But employees have reported that their hours have been cut since November, many times negating wage gains they were given.
“This hours cut makes that raise pointless as people are losing more than they gained and we rely on working full shifts,” a worker from Maryland told the Guardian, which added that everyone interviewed was afraid of retaliation if they were to speak on the record.
The worker said full-time workers lost four hours, being dropped to 36 hours a week.
Another worker in Illinois said that their “hours went from 30 to 20 a week,” providing schedules from Nov. 1 showing hours decreasing but the labor budget for the store staying the same. The worker also provided an internal email saying that the cuts were “the direct result of guidance from our regional team.”
“We just have to work faster to meet the same goals in less time,” the worker said.
A California Whole Foods employee added that workers there have noticed the same understaffing trends.
“Things that have made it more noticeable are the long lines, the need to call for cashier and bagging assistance, and customers not being able to find help in certain departments because not enough are scheduled, and we are a big store,” said the worker, adding, “Just about every person on our team has complained about their hours being cut. Some have had to look for other jobs as they can’t make ends meet.”
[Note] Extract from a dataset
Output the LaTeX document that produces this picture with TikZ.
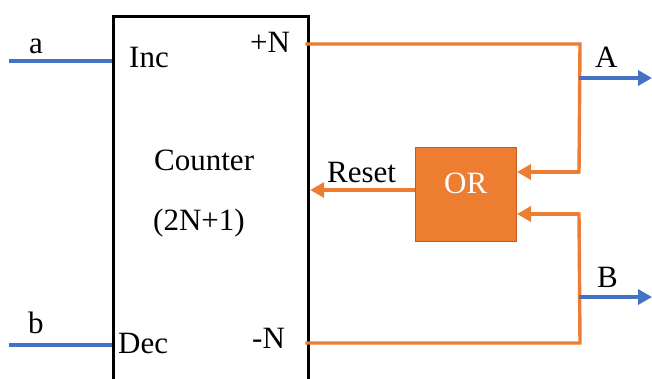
\documentclass[tikz,border=0pt]{standalone}
\usepackage{fontspec}
\setmainfont{Liberation Serif}
\usetikzlibrary{arrows.meta}
\definecolor{wblue}{HTML}{4472C4}
\definecolor{worange}{HTML}{ED7D31}
\definecolor{wdark}{HTML}{C05A1E}
\begin{document}
\begin{tikzpicture}[x=1pt,y=-1pt,
  lbl/.style={anchor=base west,inner sep=0pt,font=\fontsize{31}{36}\selectfont},
  bluew/.style={draw=wblue,line width=3.8pt},
  orw/.style={draw=worange,line width=3.4pt},
  tip/.style={-{Triangle[length=14pt,width=15pt]}}]
\useasboundingbox (0,0) rectangle (652,378);
\clip (0,0) rectangle (652,378);
% counter box
\node[draw,line width=3.2pt,inner sep=0pt,anchor=north west,
      minimum width=195pt,minimum height=380pt] (ctr) at (112,15) {};
% OR box
\node[fill=worange,draw=wdark,line width=1pt,inner sep=0pt,anchor=north west,
      minimum width=101pt,minimum height=94pt] (or) at (415,147) {};
\node[lbl,text=white] (ortxt) at (444,193) {OR};
% labels
\node[lbl] (la) at (29,53) {a};
\node[lbl] (lb) at (28,333) {b};
\node[lbl] (inc) at (129,67) {Inc};
\node[lbl] (dec) at (118,353) {Dec};
\node[lbl] (pn) at (250,52) {+N};
\node[lbl] (mn) at (252,348) {-N};
\node[lbl] (cnt) at (154,170) {Counter};
\node[lbl] (cnt2) at (153,230) {(2N+1)};
\node[lbl] (rst) at (327,182) {Reset};
\node[lbl] (lA) at (595,67) {A};
\node[lbl] (lB) at (597,287) {B};
% coordinates
\coordinate (a0) at (9,61);
\coordinate (b0) at (9,345);
\coordinate (p0) at (307,44);
\coordinate (p1) at (580,44);
\coordinate (m0) at (307,343);
\coordinate (m1) at (580,343);
\coordinate (jA) at (579,78);
\coordinate (jB) at (579,297);
\coordinate (oA) at (652,78);
\coordinate (oB) at (652,297);
\coordinate (in1) at (579,172);
\coordinate (in2) at (579,214);
\coordinate (rs) at (415,190);
% inputs
\draw[bluew] (a0) -- (ctr.west |- a0);
\draw[bluew] (b0) -- (ctr.west |- b0);
% orange wiring
\draw[orw,line cap=rect] (p0) -- (p1) -- (in1);
\draw[orw,tip] (in1) -- (or.east |- in1);
\draw[orw,line cap=rect] (m0) -- (m1) -- (in2);
\draw[orw,tip] (in2) -- (or.east |- in2);
\draw[orw,tip] (rs) -- (ctr.east |- rs);
% outputs
\draw[bluew,tip] (jA) -- (oA);
\draw[bluew,tip] (jB) -- (oB);
\end{tikzpicture}
\end{document}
Whole Foods gave all employees $15 an hour if they were originally being paid less than that. Anyone earning more than $15 an hour were given a $1 per hour increase while team leaders received $2 more per hour.
A Whole Foods spokeswoman told The Washington Times that, “claims that Whole Foods Market is reducing hours as a result of increased wages are false. In fact, on average, our full-time store Team Members worked the same number of hours in January and February 2019 as they did during the same period last year.”